>> start

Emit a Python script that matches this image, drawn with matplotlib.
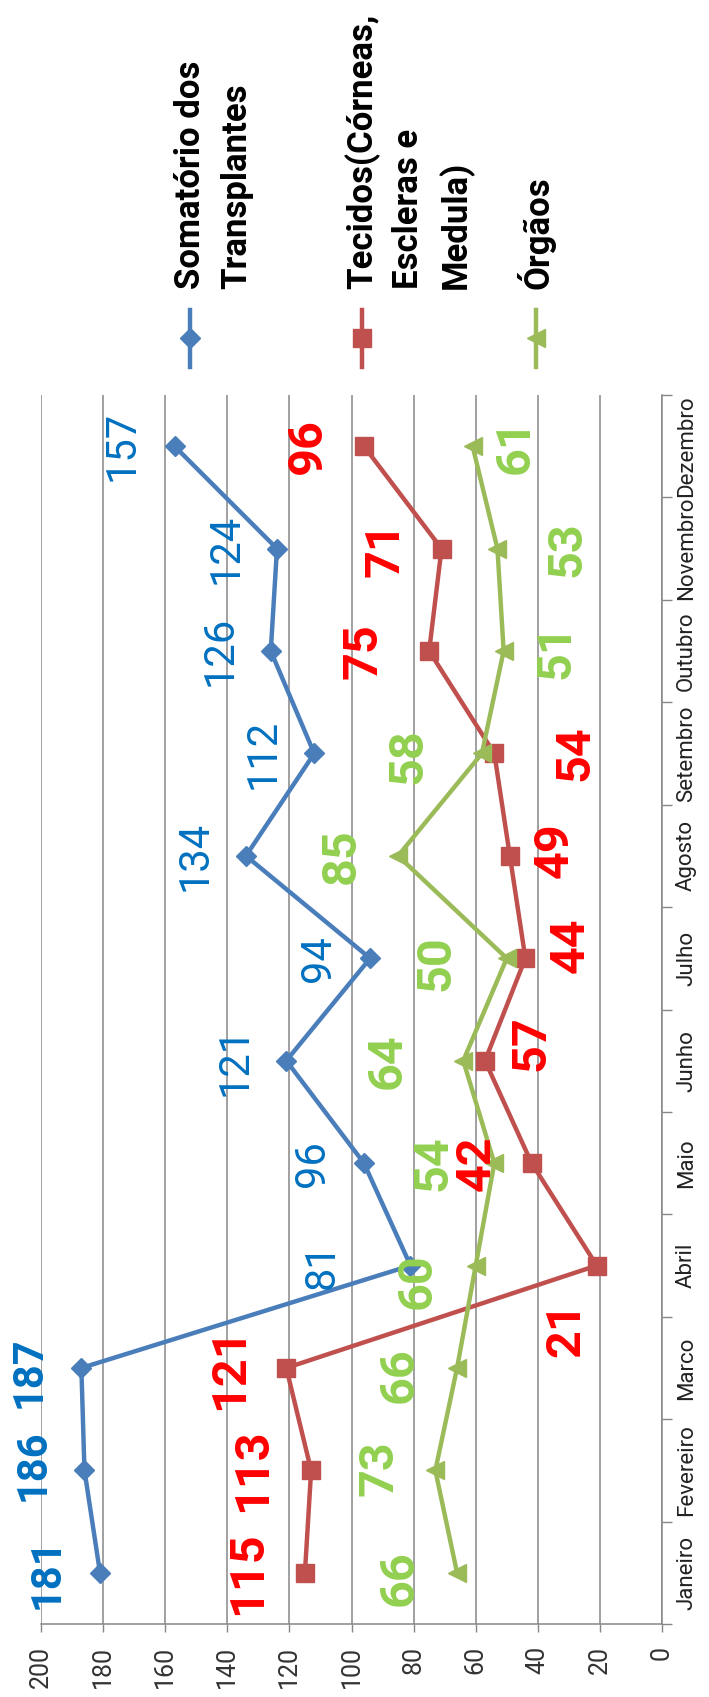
import matplotlib.pyplot as plt
from matplotlib.lines import Line2D
import numpy as np

plt.rcParams['font.family'] = ['Roboto', 'DejaVu Sans']

# ---------------- DATA ----------------
meses = ["Janeiro", "Fevereiro", "Marco", "Abril", "Maio", "Junho",
         "Julho", "Agosto", "Setembro", "Outubro", "Novembro", "Dezembro"]
somatorio = [181, 186, 187, 81, 96, 121, 94, 134, 112, 126, 124, 157]
tecidos = [115, 113, 121, 21, 42, 57, 44, 49, 54, 75, 71, 96]
orgaos = [66, 73, 66, 60, 54, 64, 50, 85, 58, 51, 53, 61]
valores_eixo = [0, 20, 40, 60, 80, 100, 120, 140, 160, 180, 200]

nomes = [["Somatório dos", "Transplantes"],
         ["Tecidos(Córneas,", "Escleras e", "Medula)"],
         ["Órgãos"]]

# label offsets from the marker, in pixels (chart is drawn rotated)
off_som = [(-53, 0), (-51, 5), (-52, -4), (-88, 0), (-51, 0), (-51, 0),
           (-52, 0), (-51, 0), (-51, 0), (-51, 0), (-51, 0), (-52, 0)]
off_tec = [(-57, 0), (-58, 0), (-56, 0), (-30, -64), (-55, 0), (46, 18),
           (45, 13), (45, 6), (81, 0), (-66, 0), (-56, 0), (-56, 0)]
off_org = [(-57, -5), (-56, 2), (-57, -7), (-58, -16), (-61, 0), (-76, 0),
           (-70, -5), (-56, 0), (-73, -3), (53, 0), (70, 0), (43, 0)]

W, H = 709, 1697
fig = plt.figure(figsize=(W / 100, H / 100), dpi=100)

# plot area in pixel coords of the picture
left, right, top, bottom = 41, 662, 395, 1624
ax = fig.add_axes([left / W, 1 - bottom / H, (right - left) / W, (bottom - top) / H])

grid_col = '#868686'
series = [
    (somatorio, '#4A7EBB', 'D', 10, '#0070C0', off_som),
    (tecidos, '#C0504D', 's', 13, '#FF0000', off_tec),
    (orgaos, '#9BBB59', '<', 13, '#92D050', off_org),
]

y = np.arange(len(meses))
for vals, cor, mk, ms, cor_txt, offs in series:
    ax.plot(vals, y, color=cor, lw=3.2, marker=mk, markersize=ms,
            markeredgecolor=cor, markerfacecolor=cor, zorder=3)

for k, (vals, cor, mk, ms, cor_txt, offs) in enumerate(series):
    for i, v in enumerate(vals):
        bold = k > 0 or i < 3
        ax.annotate(str(v), (v, y[i]), xytext=offs[i], textcoords='offset pixels',
                    ha='center', va='center', rotation=90, color=cor_txt,
                    fontsize=35 if k > 0 else 30,
                    fontweight='bold' if bold else 'normal', zorder=5)

# value axis (drawn along the bottom, reversed)
ax.set_xlim(200, 0)
ax.set_xticks(valores_eixo)
ax.set_xticklabels([str(v) for v in valores_eixo], rotation=90, fontsize=18,
                   color='#333333')
ax.tick_params(axis='x', direction='out', length=6, width=1, color=grid_col, pad=10)
ax.grid(axis='x', color=grid_col, lw=1.1)
ax.set_axisbelow(True)

# category axis (drawn along the right side)
ax.set_ylim(-0.5, len(meses) - 0.5)
ax.yaxis.tick_right()
ax.set_yticks(np.arange(len(meses) + 1) - 0.5)
ax.set_yticklabels([])
ax.set_yticks(y, minor=True)
ax.set_yticklabels(meses, minor=True, rotation=90, va='center', ha='left',
                   fontsize=16, color='#222222')
ax.tick_params(axis='y', which='major', direction='out', length=7, width=1,
               color=grid_col)
ax.tick_params(axis='y', which='minor', length=0, pad=10)

for s in ['top', 'left']:
    ax.spines[s].set_visible(False)
for s in ['bottom', 'right']:
    ax.spines[s].set_color(grid_col)
    ax.spines[s].set_linewidth(1.1)

# ---------------- LEGEND (rotated, at the top) ----------------
leg_x = [190, 362, 536]
for (vals, cor, mk, ms, cor_txt, offs), linhas, lx in zip(series, nomes, leg_x):
    fx = lx / W
    fig.add_artist(Line2D([fx, fx], [1 - 310 / H, 1 - 367 / H], color=cor, lw=3.2,
                          transform=fig.transFigure))
    fig.add_artist(Line2D([fx], [1 - 338 / H], color=cor, marker=mk, markersize=ms,
                          transform=fig.transFigure))
    for j, txt in enumerate(linhas):
        fig.text((lx + 47 * j) / W, 1 - 289 / H, txt, rotation=90, ha='center',
                 va='bottom', fontsize=25, fontweight='bold', color='black')

fig.savefig("out.png", dpi=100)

>> end

> YOUR INSTRUCTIONS:
Look through the listing above and count the lines where the string "matplotlib" appears. Report the number only.

> ANSWER TO THE EXERCISE:
3